What you have to do
Each line of the material below should be reproduced exactly.

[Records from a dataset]
▼▼▼

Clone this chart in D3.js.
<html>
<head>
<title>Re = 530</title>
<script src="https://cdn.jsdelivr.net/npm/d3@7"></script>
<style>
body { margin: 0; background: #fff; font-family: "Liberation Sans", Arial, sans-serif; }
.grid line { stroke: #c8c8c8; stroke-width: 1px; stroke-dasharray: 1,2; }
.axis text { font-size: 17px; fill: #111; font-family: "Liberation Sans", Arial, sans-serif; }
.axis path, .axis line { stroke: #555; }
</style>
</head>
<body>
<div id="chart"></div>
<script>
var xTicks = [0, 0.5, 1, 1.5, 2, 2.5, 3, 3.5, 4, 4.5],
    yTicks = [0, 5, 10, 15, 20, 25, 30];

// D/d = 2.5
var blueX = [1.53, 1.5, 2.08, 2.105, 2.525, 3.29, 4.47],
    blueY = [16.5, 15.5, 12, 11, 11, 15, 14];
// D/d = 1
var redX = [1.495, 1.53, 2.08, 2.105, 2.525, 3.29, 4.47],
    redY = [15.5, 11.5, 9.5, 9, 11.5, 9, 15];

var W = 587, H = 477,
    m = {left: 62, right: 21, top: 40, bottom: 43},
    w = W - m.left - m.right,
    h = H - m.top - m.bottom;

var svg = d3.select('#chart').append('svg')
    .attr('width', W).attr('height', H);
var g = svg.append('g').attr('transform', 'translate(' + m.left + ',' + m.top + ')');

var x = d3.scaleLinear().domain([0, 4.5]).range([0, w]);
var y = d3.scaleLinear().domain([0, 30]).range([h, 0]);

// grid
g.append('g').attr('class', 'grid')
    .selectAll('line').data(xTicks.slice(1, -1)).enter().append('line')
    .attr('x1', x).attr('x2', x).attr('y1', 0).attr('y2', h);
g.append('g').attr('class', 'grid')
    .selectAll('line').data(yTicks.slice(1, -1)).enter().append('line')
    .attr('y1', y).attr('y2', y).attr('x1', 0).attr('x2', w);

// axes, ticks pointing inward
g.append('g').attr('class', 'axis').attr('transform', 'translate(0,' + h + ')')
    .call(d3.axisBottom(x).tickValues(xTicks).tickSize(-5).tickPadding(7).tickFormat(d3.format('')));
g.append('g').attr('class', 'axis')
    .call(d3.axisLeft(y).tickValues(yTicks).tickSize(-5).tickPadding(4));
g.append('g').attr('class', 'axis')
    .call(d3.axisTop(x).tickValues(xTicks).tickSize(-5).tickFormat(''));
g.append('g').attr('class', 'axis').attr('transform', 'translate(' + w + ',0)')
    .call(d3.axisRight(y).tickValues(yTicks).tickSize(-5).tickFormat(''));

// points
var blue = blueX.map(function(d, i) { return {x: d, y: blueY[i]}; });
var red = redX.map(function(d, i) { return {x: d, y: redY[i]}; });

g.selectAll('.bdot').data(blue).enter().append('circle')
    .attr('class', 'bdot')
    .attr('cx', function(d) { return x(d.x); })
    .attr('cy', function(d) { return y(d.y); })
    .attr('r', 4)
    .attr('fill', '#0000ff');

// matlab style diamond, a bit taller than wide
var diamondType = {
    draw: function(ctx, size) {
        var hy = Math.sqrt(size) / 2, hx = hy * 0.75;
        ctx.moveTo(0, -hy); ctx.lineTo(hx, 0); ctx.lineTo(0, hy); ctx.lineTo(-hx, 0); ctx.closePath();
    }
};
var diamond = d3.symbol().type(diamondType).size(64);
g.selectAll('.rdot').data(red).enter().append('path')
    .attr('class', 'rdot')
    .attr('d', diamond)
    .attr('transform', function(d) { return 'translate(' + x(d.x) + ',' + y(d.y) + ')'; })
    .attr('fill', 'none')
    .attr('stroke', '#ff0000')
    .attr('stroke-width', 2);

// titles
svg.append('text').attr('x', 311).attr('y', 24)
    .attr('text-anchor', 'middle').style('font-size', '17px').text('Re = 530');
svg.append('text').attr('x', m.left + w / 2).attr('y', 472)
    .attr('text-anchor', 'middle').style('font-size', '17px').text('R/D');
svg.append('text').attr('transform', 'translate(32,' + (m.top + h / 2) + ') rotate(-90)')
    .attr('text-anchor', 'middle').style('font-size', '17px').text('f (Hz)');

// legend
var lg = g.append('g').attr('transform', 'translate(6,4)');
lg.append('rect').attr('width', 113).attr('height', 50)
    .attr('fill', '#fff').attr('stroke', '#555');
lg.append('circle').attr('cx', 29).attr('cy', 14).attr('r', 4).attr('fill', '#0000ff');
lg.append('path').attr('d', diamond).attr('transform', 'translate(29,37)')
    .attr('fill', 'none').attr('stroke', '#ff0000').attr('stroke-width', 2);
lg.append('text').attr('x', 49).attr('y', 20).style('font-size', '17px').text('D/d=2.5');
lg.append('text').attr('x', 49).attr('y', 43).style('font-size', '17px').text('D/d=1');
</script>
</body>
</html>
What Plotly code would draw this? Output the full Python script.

▲▲▲

Expected answer
Clone this chart in D3.js.
<html>
<head>
<title>Re = 530</title>
<script src="https://cdn.jsdelivr.net/npm/d3@7"></script>
<style>
body { margin: 0; background: #fff; font-family: "Liberation Sans", Arial, sans-serif; }
.grid line { stroke: #c8c8c8; stroke-width: 1px; stroke-dasharray: 1,2; }
.axis text { font-size: 17px; fill: #111; font-family: "Liberation Sans", Arial, sans-serif; }
.axis path, .axis line { stroke: #555; }
</style>
</head>
<body>
<div id="chart"></div>
<script>
var xTicks = [0, 0.5, 1, 1.5, 2, 2.5, 3, 3.5, 4, 4.5],
    yTicks = [0, 5, 10, 15, 20, 25, 30];

// D/d = 2.5
var blueX = [1.53, 1.5, 2.08, 2.105, 2.525, 3.29, 4.47],
    blueY = [16.5, 15.5, 12, 11, 11, 15, 14];
// D/d = 1
var redX = [1.495, 1.53, 2.08, 2.105, 2.525, 3.29, 4.47],
    redY = [15.5, 11.5, 9.5, 9, 11.5, 9, 15];

var W = 587, H = 477,
    m = {left: 62, right: 21, top: 40, bottom: 43},
    w = W - m.left - m.right,
    h = H - m.top - m.bottom;

var svg = d3.select('#chart').append('svg')
    .attr('width', W).attr('height', H);
var g = svg.append('g').attr('transform', 'translate(' + m.left + ',' + m.top + ')');

var x = d3.scaleLinear().domain([0, 4.5]).range([0, w]);
var y = d3.scaleLinear().domain([0, 30]).range([h, 0]);

// grid
g.append('g').attr('class', 'grid')
    .selectAll('line').data(xTicks.slice(1, -1)).enter().append('line')
    .attr('x1', x).attr('x2', x).attr('y1', 0).attr('y2', h);
g.append('g').attr('class', 'grid')
    .selectAll('line').data(yTicks.slice(1, -1)).enter().append('line')
    .attr('y1', y).attr('y2', y).attr('x1', 0).attr('x2', w);

// axes, ticks pointing inward
g.append('g').attr('class', 'axis').attr('transform', 'translate(0,' + h + ')')
    .call(d3.axisBottom(x).tickValues(xTicks).tickSize(-5).tickPadding(7).tickFormat(d3.format('')));
g.append('g').attr('class', 'axis')
    .call(d3.axisLeft(y).tickValues(yTicks).tickSize(-5).tickPadding(4));
g.append('g').attr('class', 'axis')
    .call(d3.axisTop(x).tickValues(xTicks).tickSize(-5).tickFormat(''));
g.append('g').attr('class', 'axis').attr('transform', 'translate(' + w + ',0)')
    .call(d3.axisRight(y).tickValues(yTicks).tickSize(-5).tickFormat(''));

// points
var blue = blueX.map(function(d, i) { return {x: d, y: blueY[i]}; });
var red = redX.map(function(d, i) { return {x: d, y: redY[i]}; });

g.selectAll('.bdot').data(blue).enter().append('circle')
    .attr('class', 'bdot')
    .attr('cx', function(d) { return x(d.x); })
    .attr('cy', function(d) { return y(d.y); })
    .attr('r', 4)
    .attr('fill', '#0000ff');

// matlab style diamond, a bit taller than wide
var diamondType = {
    draw: function(ctx, size) {
        var hy = Math.sqrt(size) / 2, hx = hy * 0.75;
        ctx.moveTo(0, -hy); ctx.lineTo(hx, 0); ctx.lineTo(0, hy); ctx.lineTo(-hx, 0); ctx.closePath();
    }
};
var diamond = d3.symbol().type(diamondType).size(64);
g.selectAll('.rdot').data(red).enter().append('path')
    .attr('class', 'rdot')
    .attr('d', diamond)
    .attr('transform', function(d) { return 'translate(' + x(d.x) + ',' + y(d.y) + ')'; })
    .attr('fill', 'none')
    .attr('stroke', '#ff0000')
    .attr('stroke-width', 2);

// titles
svg.append('text').attr('x', 311).attr('y', 24)
    .attr('text-anchor', 'middle').style('font-size', '17px').text('Re = 530');
svg.append('text').attr('x', m.left + w / 2).attr('y', 472)
    .attr('text-anchor', 'middle').style('font-size', '17px').text('R/D');
svg.append('text').attr('transform', 'translate(32,' + (m.top + h / 2) + ') rotate(-90)')
    .attr('text-anchor', 'middle').style('font-size', '17px').text('f (Hz)');

// legend
var lg = g.append('g').attr('transform', 'translate(6,4)');
lg.append('rect').attr('width', 113).attr('height', 50)
    .attr('fill', '#fff').attr('stroke', '#555');
lg.append('circle').attr('cx', 29).attr('cy', 14).attr('r', 4).attr('fill', '#0000ff');
lg.append('path').attr('d', diamond).attr('transform', 'translate(29,37)')
    .attr('fill', 'none').attr('stroke', '#ff0000').attr('stroke-width', 2);
lg.append('text').attr('x', 49).attr('y', 20).style('font-size', '17px').text('D/d=2.5');
lg.append('text').attr('x', 49).attr('y', 43).style('font-size', '17px').text('D/d=1');
</script>
</body>
</html>
What Plotly code would draw this? Output the full Python script.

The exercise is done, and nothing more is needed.